- Also known as: Blelvis
- Born: Rondy Wooten January 8, 1966 (age 60) Washington, D.C.
- Genres: Rock and roll, pop, rockabilly, country, blues, gospel, R&B
- Occupation: Musician
- Instrument: Vocals

= Blelvis =

Blelvis (the "Black Elvis") is the stage name of Rondy Wooten, a Washington, D.C., street entertainer who claims to know the words to every single one of the 1,112 songs ever sung by Elvis Presley. He also claims he is able to relate any given word to an Elvis song. Wooten describes himself as an "Elvisologist" rather than an Elvis impersonator. He has been referred to as a local legend, and has been profiled by the Washington City Paper and The Washington Post.

== Early life ==
Wooten is a native of Washington, D.C., born in 1966 at Georgetown University Hospital. By coincidence, he and Elvis share the same birth day, though not the same year. He grew up in the Petworth neighborhood of D.C. His parents disapproved of Elvis, believing him to be racist, so he had little experience with him until the age of 11. On August 16, 1977, the day Elvis died, every radio station was playing Elvis tracks in tribute to him. It was the first time that Wooten heard Elvis's music, and he wound up listening to it all night.

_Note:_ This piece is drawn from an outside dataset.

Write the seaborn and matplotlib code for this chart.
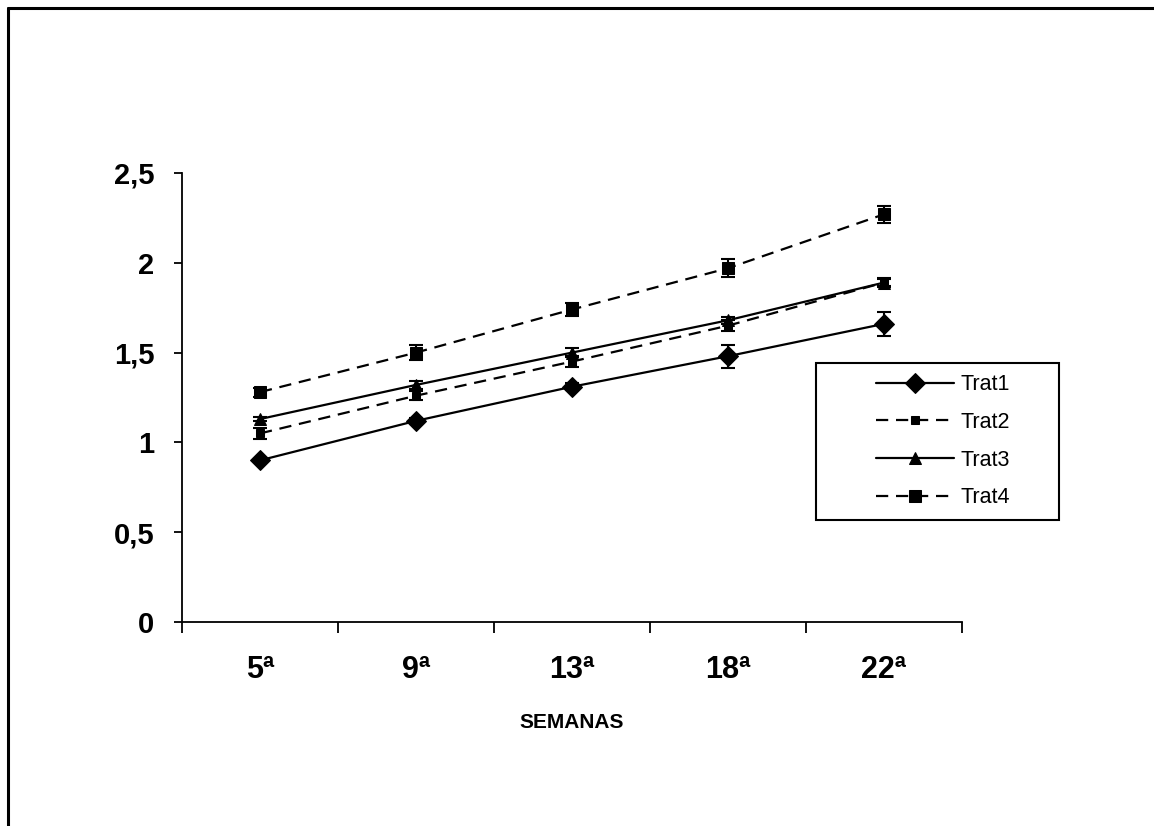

In 1987, he stumped a record-store owner with his extensive knowledge of Elvis's discography. Soon after, he adopted the name Blelvis and began to perform at small local gigs and cable TV shows. At the same time, he developed an addiction to crack cocaine that derailed his career as a truck-driver and rendered him homeless. He left D.C. to study the Bible in Billings, Montana, then lived in Colorado before returning to D.C. In a 1997 interview, he stated that he has not used crack cocaine since 1995, although a 2007 profile notes that he abuses alcohol instead.

Wooten now rarely plays shows, but continues to perform as a street entertainer.

== Personal life ==
Wooten married 27-year-old Cathy Grooms at the age of 18, just after he graduated high school. They had four children during their twelve-year marriage. The eldest two, Elvison and Elvisa, are named after Elvis. Wooten's obsession with Elvis, capped by Grooms's refusal to give their younger children Elvis-inspired names, was a significant factor in the deterioration of their relationship. They divorced in 1996.